Of the museum’s $120,000 budget last year, about $100,000 came from grants.

One of the museum’s grants from NYSCA pays the salary of part-time collections manager Carolyn Wavrin.

The museum is also in the process of submitting various grant applications, many of which are due around September.


The museum Friday submitted a two-year grant application for $30,000, which would enable the museum to archive and organize its photographs.

Peconie said the museum has thousands of photographs and slides of historic places in Amsterdam and throughout the Mohawk Valley that don’t exist anymore, including the old Hurricana Farm, the Presbyterian Church before it burned and Church Street.

“That’s what everyone wants,” Peconie said.

The school board has not allowed anyone to enter the building at 300 Guy Park Ave. without supervision from a district representative, which means the museum’s staff has not been able to work.

The museum was currently working on cataloging and organizing its textiles, including various uniforms and garments, using a federal grant it received last year. Each piece of clothing is entered into a special software program called Past Perfect.

“How do we continue our ongoing grant-funded projects that we’ve already got money for?” Peconie said.

Peconie said she doesn’t think district officials have thought about what it would take to move the museum out of its current facility.

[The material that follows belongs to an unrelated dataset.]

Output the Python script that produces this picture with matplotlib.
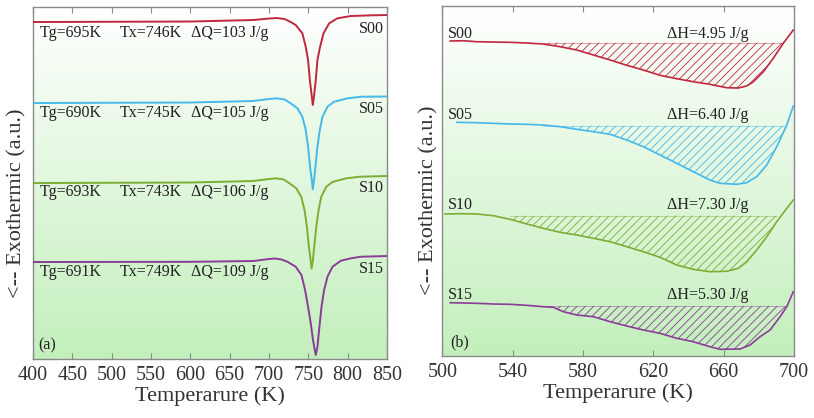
import numpy as np
import matplotlib
matplotlib.use('Agg')
import matplotlib.pyplot as plt
from matplotlib.colors import LinearSegmentedColormap

plt.rcParams['font.family'] = ['Liberation Serif', 'DejaVu Serif']
plt.rcParams['hatch.linewidth'] = 0.6

# ---------------- panel (a): DSC scans ----------------
T_s00 = [400, 600, 680, 700, 710, 720, 727.6, 734, 742.5, 746.7, 749.7, 752.2, 754.4, 755.7, 757.3, 759.5, 761.6, 765, 769.3, 776.5, 787, 804, 830, 850]
q_s00 = [33.7, 33.75, 33.9, 34.05, 34.1, 34.0, 33.7, 33.4, 32.57, 31.23, 29.9, 27.7, 26.3, 25.4, 26.3, 27.9, 29.9, 31.23, 32.57, 33.57, 34.07, 34.3, 34.37, 34.4]

T_s05 = [400, 600, 680, 700, 710, 720, 727.6, 736.2, 742.5, 746.7, 749.7, 752.2, 754.4, 755.7, 757.3, 759.5, 761.6, 764.6, 768, 774.4, 782.8, 799.9, 816.9, 850]
q_s05 = [25.6, 25.65, 25.8, 26.0, 26.07, 25.95, 25.57, 25.07, 24.23, 22.9, 21.23, 19.23, 17.9, 16.97, 17.9, 19.57, 21.23, 22.9, 24.23, 25.23, 25.73, 26.07, 26.23, 26.25]

T_s10 = [400, 600, 680, 700, 709, 719, 726, 734.7, 741, 745.2, 748.2, 750.7, 752.9, 754.2, 755.8, 758, 760.1, 763.1, 766.5, 772.9, 781.3, 798.4, 815.4, 850]
q_s10 = [17.6, 17.65, 17.8, 18.0, 18.07, 17.95, 17.57, 17.07, 16.23, 14.9, 13.23, 11.23, 9.9, 9.05, 9.9, 11.57, 13.23, 14.9, 16.23, 17.23, 17.73, 18.07, 18.23, 18.3]

T_s15 = [400, 600, 680, 700, 708, 716, 723.4, 734, 741.3, 745.9, 749.7, 753.1, 756, 758.2, 759.5, 761.6, 763.7, 766.8, 770.1, 774.4, 780.8, 791.4, 804.1, 816.9, 850]
q_s15 = [9.7, 9.72, 9.8, 10.0, 10.05, 9.95, 9.73, 9.23, 8.4, 6.9, 5.23, 3.57, 1.9, 0.9, 0.4, 1.23, 2.9, 5.23, 6.9, 8.23, 9.23, 9.83, 10.07, 10.23, 10.3]

samples = ['S00', 'S05', 'S10', 'S15']
colors = ['#c1263f', '#45b9ea', '#7cae34', '#8a3d98']
Tg = ['Tg=695K', 'Tg=690K', 'Tg=693K', 'Tg=691K']
Tx = ['Tx=746K', 'Tx=745K', 'Tx=743K', 'Tx=749K']
dQ = ['ΔQ=103 J/g', 'ΔQ=105 J/g', 'ΔQ=106 J/g', 'ΔQ=109 J/g']
row_y_a = [32.57, 24.63, 16.73, 8.67]
name_y_a = [32.97, 25.0, 17.13, 9.0]

# ---------------- panel (b): relaxation enthalpy ----------------
Tb_s00 = [504.4, 511.9, 519.6, 529.0, 538.5, 548.0, 557.4, 566.9, 576.4, 585.9, 595.4, 604.9, 614.3, 623.8, 633.3, 642.7, 652.2, 661.7, 668.3, 673.1, 676.9, 682.6, 688.2, 693.9, 699.6]
h_s00 = [31.5, 31.53, 31.43, 31.4, 31.37, 31.3, 31.2, 30.93, 30.6, 30.1, 29.6, 29.07, 28.6, 28.07, 27.73, 27.43, 27.17, 26.83, 26.8, 27.0, 27.43, 28.43, 29.77, 31.27, 32.6]

Tb_s05 = [508.2, 519.6, 529.0, 538.5, 548.0, 557.4, 566.9, 576.4, 585.9, 595.4, 604.9, 614.3, 623.8, 633.3, 642.7, 652.2, 657.9, 667.4, 673.1, 678.8, 684.5, 690.2, 695.9, 699.6]
h_s05 = [23.37, 23.33, 23.27, 23.2, 23.17, 23.1, 22.93, 22.67, 22.43, 22.17, 21.6, 20.93, 20.1, 19.27, 18.43, 17.6, 17.27, 17.17, 17.33, 17.93, 19.1, 20.93, 23.1, 25.0]

Tb_s10 = [501.5, 510.1, 519.6, 529.0, 538.5, 548.0, 557.4, 566.9, 576.4, 585.9, 595.4, 604.9, 614.3, 623.8, 633.3, 642.7, 652.2, 661.7, 668.3, 673.1, 678.8, 684.5, 690.2, 695.9, 699.6]
h_s10 = [14.2, 14.23, 14.2, 14.03, 13.67, 13.2, 12.77, 12.37, 12.1, 11.77, 11.43, 10.93, 10.43, 9.87, 9.1, 8.67, 8.43, 8.47, 8.77, 9.43, 10.6, 11.93, 13.43, 14.77, 15.6]

Tb_s15 = [504.4, 519.6, 529.0, 538.5, 548.0, 557.4, 563.1, 568.8, 576.4, 585.9, 595.4, 604.9, 614.3, 623.8, 633.3, 642.7, 652.2, 657.9, 669.3, 675.0, 680.7, 686.4, 692.1, 695.9, 699.6]
h_s15 = [5.33, 5.27, 5.2, 5.17, 5.07, 4.93, 4.87, 4.43, 4.1, 3.93, 3.43, 3.0, 2.6, 2.27, 1.77, 1.43, 0.93, 0.67, 0.7, 1.1, 1.93, 2.6, 3.93, 4.93, 6.43]

dH = ['ΔH=4.95 J/g', 'ΔH=6.40 J/g', 'ΔH=7.30 J/g', 'ΔH=5.30 J/g']
hatch_level = [31.33, 23.03, 14.03, 5.0]
hatch_start = [557.4, 557.4, 538.5, 557.4]
hatch_end = [693.9, 695.9, 690.2, 695.9]
name_y_b = [32.2, 24.1, 15.1, 6.1]

curves_a = [(T_s00, q_s00), (T_s05, q_s05), (T_s10, q_s10), (T_s15, q_s15)]
curves_b = [(Tb_s00, h_s00), (Tb_s05, h_s05), (Tb_s10, h_s10), (Tb_s15, h_s15)]

bg = LinearSegmentedColormap.from_list('bg', ['#c3efbc', '#ffffff'])
frame = '#8a8a8a'

fig = plt.figure(figsize=(8.14, 4.18), dpi=100)
axa = fig.add_axes([0.0405, 0.1411, 0.4349, 0.8421])
axb = fig.add_axes([0.5436, 0.1483, 0.4318, 0.8373])


def style(ax, xlim, ylim, xticks):
    ax.set_xlim(*xlim)
    ax.set_ylim(*ylim)
    grad = np.linspace(0, 1, 256).reshape(-1, 1)
    ax.imshow(grad, cmap=bg, aspect='auto', origin='lower',
              extent=[xlim[0], xlim[1], ylim[0], ylim[1]], zorder=0)
    ax.set_xticks(xticks)
    ax.set_yticks([])
    ax.tick_params(axis='x', direction='in', top=True, length=4, color=frame,
                   labelsize=14.5, labelcolor='#333333', pad=5)
    for s in ax.spines.values():
        s.set_color(frame)
        s.set_linewidth(1.0)
    ax.set_xlabel('Temperarure (K)', fontsize=16, color='#333333', labelpad=1)
    ax.set_ylabel('<-- Exothermic (a.u.)', fontsize=16, color='#333333')


# panel (a)
style(axa, (400, 850), (0, 35.2), np.arange(400, 851, 50))
axa.yaxis.set_label_coords(-0.018, 0.443)
for i in range(4):
    T, q = curves_a[i]
    axa.plot(T, q, color=colors[i], lw=1.4, zorder=3)
    axa.text(409, row_y_a[i], Tg[i], fontsize=11.5, va='center', color='#222222')
    axa.text(510, row_y_a[i], Tx[i], fontsize=11.5, va='center', color='#222222')
    axa.text(601, row_y_a[i], dQ[i], fontsize=11.5, va='center', color='#222222')
    axa.text(846, name_y_a[i], samples[i], fontsize=11.5, va='center', ha='right', color='#222222')
axa.text(406.5, 1.35, '(a)', fontsize=11.5, va='center', color='#222222')

# panel (b)
style(axb, (500, 700), (0, 35), np.arange(500, 701, 40))
axb.yaxis.set_label_coords(-0.01, 0.446)
for i in range(4):
    T, h = np.array(curves_b[i][0]), np.array(curves_b[i][1])
    axb.plot(T, h, color=colors[i], lw=1.2, zorder=3)
    sel = (T >= hatch_start[i]) & (T <= hatch_end[i])
    axb.fill_between(T, h, hatch_level[i], where=sel, facecolor='none',
                     edgecolor=colors[i], hatch='////', linewidth=0, zorder=2)
    axb.plot([hatch_start[i], hatch_end[i]], [hatch_level[i], hatch_level[i]],
             color=colors[i], lw=0.6, alpha=0.5, zorder=2)
    axb.text(503, name_y_b[i], samples[i], fontsize=11.5, va='center', color='#222222')
    axb.text(627.5, name_y_b[i], dH[i], fontsize=11.5, va='center', color='#222222')
axb.text(504.4, 1.4, '(b)', fontsize=11.5, va='center', color='#222222')

fig.savefig('out.png', dpi=100)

She said moving the collections in the museum, some of which have been there for over 40 yeas, would be a daunting task.

Moving the collections would require fundraising, specialized packing and properly trained movers. The museum would probably have to hire a consultant to pack and move some of the museum’s 200-year-old artifacts, including a painting from the 1790s and Native American pottery and baskets.

“You can’t just throw that stuff in a box with newspaper,” Peconie said.

The museum board has directed Peconie to draft a letter to Superintendent Thomas Perillo and Gina DeRossi, president of the Board of Education, asking for access to the building for museum staff, for a meeting between the Board of Education and the museum board, and for the Walter Elwood Museum to be on the school board’s agenda for discussion during its Sept. 24 meeting.

“It’s understandable that the museum needs to be open to fulfill the grants, but the grantors need to understand that there is a problem and the museum should be given a little leeway to sort things out and see if they can go to another place,” Perillo said.

Perillo said he would be willing to verify the situation to help the museum retain its funding and so future funding isn’t affected.

“I want to see the museum succeed and I want to see the museum go on, but at this point the building they are housed in is unsafe and unusable,” Perillo said.

Until the Sept. 24 board meeting, Peconie said, she is continuing to do any work she can do and remaining optimistic that the museum will reopen quickly.

“I find myself asking, what would Walter do?” Peconie said about the museum’s founder, Walter Elwood.